By proposing to tap lobbyists and their many wealthy clients, the measure has riled opposition forces that so far have raised about $120,000 to fight it, after unsuccessfully lobbying the government against it. But supporters began fundraising a year before them and have raised $300,000.
A third of that sum came from the California Nurses Assn. The nurses strategize that if the experiment is successful and voters eventually decide to apply it to other state offices, it could stop healthcare corporations — which often disagree with the union — from being able to influence lawmakers by contributing large sums to their campaigns.
Trent Lange, the head of the campaign for Proposition 15, said the campaign gained traction after the U.S. Supreme Court in January struck down most federal limits on corporate campaign spending as a violation of free speech.

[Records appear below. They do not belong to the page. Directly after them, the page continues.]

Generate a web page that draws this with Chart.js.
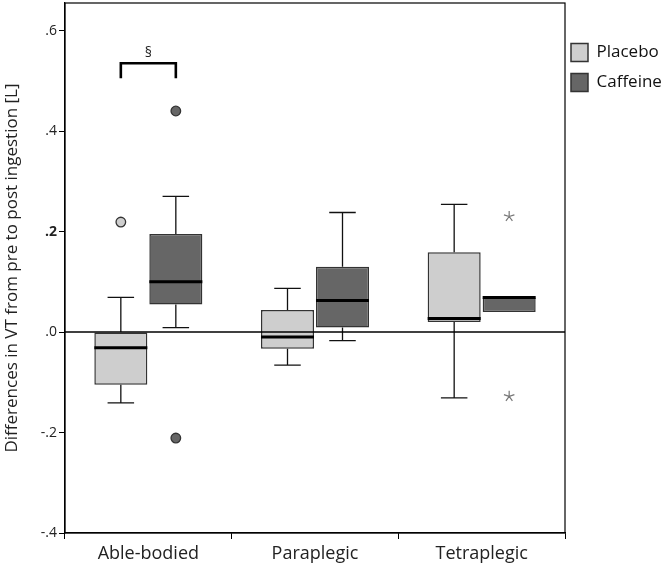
<!DOCTYPE html>
<html>
<head>
<meta charset="utf-8">
<script src="https://cdn.jsdelivr.net/npm/chart.js@4.4.0/dist/chart.umd.min.js"></script>
<style>
html,body{margin:0;padding:0;background:#fff}
#wrap{width:662px;height:569px;position:relative}
</style>
</head>
<body>
<div id="wrap"><canvas id="c"></canvas></div>
<script>
const groups = ['Able-bodied', 'Paraplegic', 'Tetraplegic'];
const seriesNames = ['Placebo', 'Caffeine'];
// [lower whisker, q1, median, q3, upper whisker]
const placeboBox = [
  [-0.141, -0.105, -0.031, 0.000, 0.069],
  [-0.066, -0.033, -0.010, 0.044, 0.087],
  [-0.131, 0.020, 0.027, 0.159, 0.254]
];
const caffeineBox = [
  [0.009, 0.055, 0.100, 0.195, 0.270],
  [-0.017, 0.009, 0.063, 0.130, 0.238],
  [0.040, 0.040, 0.069, 0.069, 0.069]
];
// circles = outliers, stars = extremes
const placeboOutliers = [[0.219], [], []];
const caffeineOutliers = [[0.440, -0.211], [], []];
const placeboExtremes = [[], [], []];
const caffeineExtremes = [[], [], [0.230, -0.128]];
const yTicks = [-0.4, -0.2, 0, 0.2, 0.4, 0.6];
const yTickLabels = ['-.4', '-.2', '.0', '.2', '.4', '.6'];
const sigBracket = [0.535, 0.505]; // bar height, foot end
const sigLabel = '§';

const FONT = "'Open Sans', 'Noto Sans', sans-serif";
const fills = ['#cecece', '#666666'];
const boxes = [placeboBox, caffeineBox];
const outliers = [placeboOutliers, caffeineOutliers];
const extremes = [placeboExtremes, caffeineExtremes];

// nudge the legend items a little closer to the plot frame
const legendShift = {
  id: 'legendShift',
  afterLayout(chart) {
    const lg = chart.legend;
    if (lg) { lg.left -= 6; }
  }
};

const boxPlot = {
  id: 'boxPlot',
  afterDatasetsDraw(chart) {
    const ctx = chart.ctx;
    const y = chart.scales.y;
    const area = chart.chartArea;
    ctx.save();
    boxes.forEach((set, i) => {
      const meta = chart.getDatasetMeta(i);
      set.forEach((b, j) => {
        const bar = meta.data[j];
        const cx = bar.x, half = bar.width / 2, cap = bar.width / 4;
        ctx.strokeStyle = '#111';
        ctx.lineWidth = 1.3;
        ctx.beginPath();
        if (b[4] > b[3]) {
          ctx.moveTo(cx, y.getPixelForValue(b[3])); ctx.lineTo(cx, y.getPixelForValue(b[4]));
          ctx.moveTo(cx - cap, y.getPixelForValue(b[4])); ctx.lineTo(cx + cap, y.getPixelForValue(b[4]));
        }
        if (b[0] < b[1]) {
          ctx.moveTo(cx, y.getPixelForValue(b[1])); ctx.lineTo(cx, y.getPixelForValue(b[0]));
          ctx.moveTo(cx - cap, y.getPixelForValue(b[0])); ctx.lineTo(cx + cap, y.getPixelForValue(b[0]));
        }
        ctx.stroke();
        ctx.lineWidth = 3;
        ctx.strokeStyle = '#000';
        ctx.beginPath();
        const my = y.getPixelForValue(b[2]);
        ctx.moveTo(cx - half, my); ctx.lineTo(cx + half, my);
        ctx.stroke();
      });
      outliers[i].forEach((vals, j) => {
        const cx = meta.data[j].x;
        vals.forEach(v => {
          ctx.beginPath();
          ctx.arc(cx, y.getPixelForValue(v), 4.8, 0, Math.PI * 2);
          ctx.fillStyle = fills[i];
          ctx.fill();
          ctx.lineWidth = 1.3;
          ctx.strokeStyle = '#333';
          ctx.stroke();
        });
      });
      extremes[i].forEach((vals, j) => {
        const cx = meta.data[j].x;
        vals.forEach(v => {
          const cy = y.getPixelForValue(v);
          ctx.strokeStyle = '#777';
          ctx.lineWidth = 1.2;
          ctx.beginPath();
          for (let k = 0; k < 5; k++) {
            const a = -Math.PI / 2 + k * 2 * Math.PI / 5;
            ctx.moveTo(cx, cy);
            ctx.lineTo(cx + Math.cos(a) * 5.5, cy + Math.sin(a) * 5.5);
          }
          ctx.stroke();
        });
      });
    });
    // zero line
    const zy = y.getPixelForValue(0);
    ctx.strokeStyle = '#000';
    ctx.lineWidth = 1.5;
    ctx.beginPath();
    ctx.moveTo(area.left, zy); ctx.lineTo(area.right, zy);
    ctx.stroke();
    // frame
    ctx.lineWidth = 1.2;
    ctx.strokeRect(area.left, area.top, area.right - area.left, area.bottom - area.top);
    // significance bracket
    const x0 = chart.getDatasetMeta(0).data[0].x;
    const x1 = chart.getDatasetMeta(1).data[0].x;
    const by = y.getPixelForValue(sigBracket[0]);
    const fy = y.getPixelForValue(sigBracket[1]);
    ctx.lineWidth = 2.6;
    ctx.beginPath();
    ctx.moveTo(x0, fy); ctx.lineTo(x0, by); ctx.lineTo(x1, by); ctx.lineTo(x1, fy);
    ctx.stroke();
    ctx.fillStyle = '#222';
    ctx.font = '14px ' + FONT;
    ctx.textAlign = 'center';
    ctx.textBaseline = 'bottom';
    ctx.fillText(sigLabel, (x0 + x1) / 2, by - 3);
    ctx.restore();
  }
};

new Chart(document.getElementById('c'), {
  type: 'bar',
  data: {
    labels: groups,
    datasets: seriesNames.map((name, i) => ({
      label: name,
      data: boxes[i].map(b => [b[1], b[3]]),
      backgroundColor: fills[i],
      borderColor: '#333',
      borderWidth: 1.5,
      borderSkipped: false,
      categoryPercentage: 0.66,
      barPercentage: 0.964
    }))
  },
  options: {
    responsive: true,
    maintainAspectRatio: false,
    animation: false,
    layout: { padding: { top: 3, right: 0, left: 0, bottom: 0 } },
    plugins: {
      tooltip: { enabled: false },
      legend: {
        position: 'right',
        align: 'start',
        maxWidth: 97,
        title: { display: true, text: '', padding: { top: 14, bottom: 0 }, font: { size: 12 } },
        labels: {
          boxWidth: 17,
          boxHeight: 18,
          padding: 12,
          color: '#111',
          font: { family: FONT, size: 17 }
        }
      }
    },
    scales: {
      x: {
        grid: { drawOnChartArea: false, drawTicks: true, tickLength: 6, color: '#000' },
        border: { display: true, color: '#000', width: 1.2 },
        ticks: { color: '#222', font: { family: FONT, size: 18 }, padding: 4 },
        afterFit(scale) { scale.height = 36; scale.paddingLeft = 0; scale.paddingRight = 0; }
      },
      y: {
        min: -0.4,
        max: 0.655,
        afterBuildTicks(scale) { scale.ticks = yTicks.map(v => ({ value: v })); },
        grid: { drawOnChartArea: false, drawTicks: true, tickLength: 6, color: '#000' },
        border: { display: true, color: '#000', width: 1.2 },
        ticks: {
          color: '#222',
          padding: 2,
          font: ctx => ({ family: FONT, size: 14, weight: yTickLabels[ctx.index] === '.2' ? 'bold' : 'normal' }),
          callback: (v, i) => yTickLabels[i]
        },
        title: {
          display: true,
          text: 'Differences in VT from pre to post ingestion [L]',
          color: '#222',
          font: { family: FONT, size: 17 },
          padding: { top: 2, bottom: 0 }
        },
        afterFit(scale) { scale.width = 65; scale.paddingTop = 0; scale.paddingBottom = 0; }
      }
    }
  },
  plugins: [boxPlot, legendShift]
});
</script>
</body>
</html>
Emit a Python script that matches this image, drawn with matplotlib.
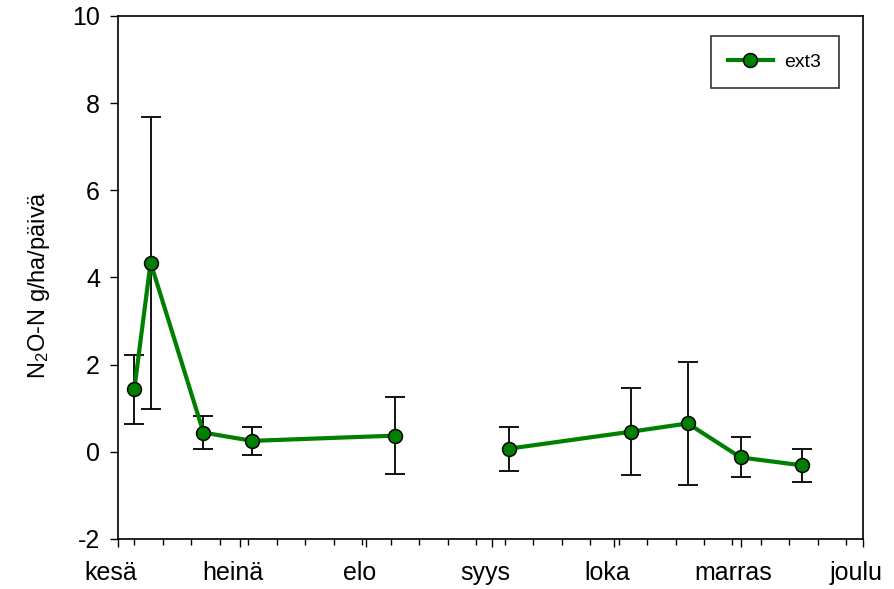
import numpy as np
import matplotlib
matplotlib.use('Agg')
import matplotlib.pyplot as plt
import matplotlib.transforms as mtransforms

plt.rcParams['font.family'] = ['Liberation Sans', 'DejaVu Sans']
plt.rcParams['mathtext.fontset'] = 'custom'
plt.rcParams['mathtext.rm'] = 'Liberation Sans'
plt.rcParams['mathtext.it'] = 'Liberation Sans:italic'
plt.rcParams['mathtext.bf'] = 'Liberation Sans:bold'
plt.rcParams['axes.unicode_minus'] = False

# Measurement days (days since 1 June) and N2O-N flux with error
days = [4, 8, 21, 33, 68, 96, 126, 140, 153, 168]
flux = [1.43, 4.34, 0.44, 0.25, 0.37, 0.07, 0.46, 0.65, -0.13, -0.31]
err = [0.80, 3.35, 0.38, 0.32, 0.89, 0.50, 1.00, 1.42, 0.46, 0.38]
# the line is broken between these two groups
groups = [(0, 5), (5, 10)]

# Month ticks
month_days = [0, 30, 61, 92, 122, 153, 183]
month_labels = ['kesä', 'heinä', 'elo', 'syys', 'loka', 'marras', 'joulu']
week_days = list(range(4, 183, 7))

fig = plt.figure(figsize=(8.94, 5.89), dpi=100)
ax = fig.add_axes([0.132, 0.085, 0.833, 0.888])

green = '#008000'
for i, (a, b) in enumerate(groups):
    ax.errorbar(days[a:b], flux[a:b], yerr=err[a:b], fmt='none', ecolor='black',
                elinewidth=1.3, capsize=7, capthick=1.3, zorder=2)
    ax.plot(days[a:b], flux[a:b], color=green, linewidth=3, marker='o', markersize=10,
            markerfacecolor=green, markeredgecolor='black', markeredgewidth=1.1,
            zorder=3, label='ext3' if i == 0 else None)

ax.set_xlim(0, 183)
ax.set_ylim(-2, 10)
ax.set_xticks(month_days)
ax.set_xticklabels(month_labels)
ax.set_xticks(week_days, minor=True)
ax.set_yticks([-2, 0, 2, 4, 6, 8, 10])

ax.tick_params(axis='x', which='major', direction='out', length=6, width=1,
               labelsize=18, pad=10)
ax.tick_params(axis='x', which='minor', direction='out', length=4, width=1)
ax.tick_params(axis='y', which='major', direction='out', length=6, width=1,
               labelsize=18, pad=7)
for s in ax.spines.values():
    s.set_linewidth(1.2)

# month labels sit a little left of their ticks
shift = mtransforms.ScaledTranslation(-7 / 100, 0, fig.dpi_scale_trans)
for lab in ax.get_xticklabels():
    lab.set_transform(lab.get_transform() + shift)

ax.set_ylabel('N$_2$O-N g/ha/päivä', fontsize=17)
ax.yaxis.set_label_coords(-0.089, 0.485)

leg = ax.legend(loc='upper right', bbox_to_anchor=(0.968, 0.962), fontsize=14,
                frameon=True, fancybox=False, edgecolor='black', handlelength=2.3,
                borderpad=0.9, handletextpad=0.6, borderaxespad=0)
leg.get_frame().set_linewidth(1.2)

plt.savefig('out.png', dpi=100)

Programs providing public funding of campaigns have been launched in seven other states, including Arizona and Maine, since 2000. In both of those states, the majority of state legislators were elected with public funds in programs aimed at reducing the influence of special interests.
A study by the Common Cause Education Fund found that winning candidates raised more money than their general election opponents 85% of the time in California, compared with 33% of the time in Maine, Arizona and Connecticut, three states with public financing of campaigns.
However, there have been some problems with Arizona's law, according to Rudolfo Espino, a political scientist at Arizona State University.
"The [consensus] is it had good intentions but it hasn't worked out too well," Espino said.
Some candidates have allegedly looked for ways to get around the spending limits. In one case, the state of Arizona is investigating whether a legislative candidate used his business to hire a consultant to benefit his campaign.
Cressman said that someone always tries to find a way around any new campaign finance restriction but that strong enforcement can discourage such attempts. He said an Arizona court ordered one state legislator there to step down from office after allegedly violating the spending limits imposed as part of the public financing plan.